6. Mr. Khatri, the learned counsel for the assessee, has, however, placed strong reliance on the decision of a Division Bench of the Allahabad High Court in Rampur Distillery & Chemical Works Ltd. v. CIT : [1965]55ITR338(All) . In that case, the question related to the calculation of depreciation. While the reference was pending in the High Court, the Removal of Difficulties Order, 1949, was amended by the Taxation Laws (Merged States) (Removal of Difficulties) Amendment Order, 1962. Section 2 of the Order inserted an Explanation, after the proviso to para. 2, that 'depreciation actually allowed' shall, in cases where income had been exempted from tax under any agreement with a Ruler, be the depreciation that would have been allowed had the income not been so exempted. It was held by the Division Bench of the Allahabad High Court that the question referred should be answered without regard to the Explanation added in the Taxation Laws (Merged States) (Removal of Difficulties) Order, 1949, by the Amendment Order of 1962, as the Amendment Order did not exist when the reference was made. We do not propose to discuss this case in detail. In the first place, it appears to us to turn on its own facts.

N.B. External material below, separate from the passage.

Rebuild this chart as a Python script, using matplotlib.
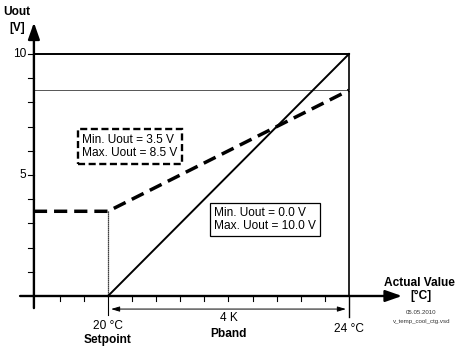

In that case, the retrospective amendment was made not by a statute passed by Parliament, as in the case before us, but by a Presidential Order and apart from this, if the said decision of the Allahabad High Court is construed as having taken the view that even if the amendment is retrospective and applicable to the relevant period for which the assessment has been made, if the amendment is made after the Tribunal had decided the matter, it should be ignored in answering the question referred, in that event, we respectfully dissent from that view and we accept the view of the Punjab and Haryana High Court in the case to which we have referred earlier.

7. In the result, the question referred to us is answered in the negative and against the assessee. The assessee must pay the costs of the reference.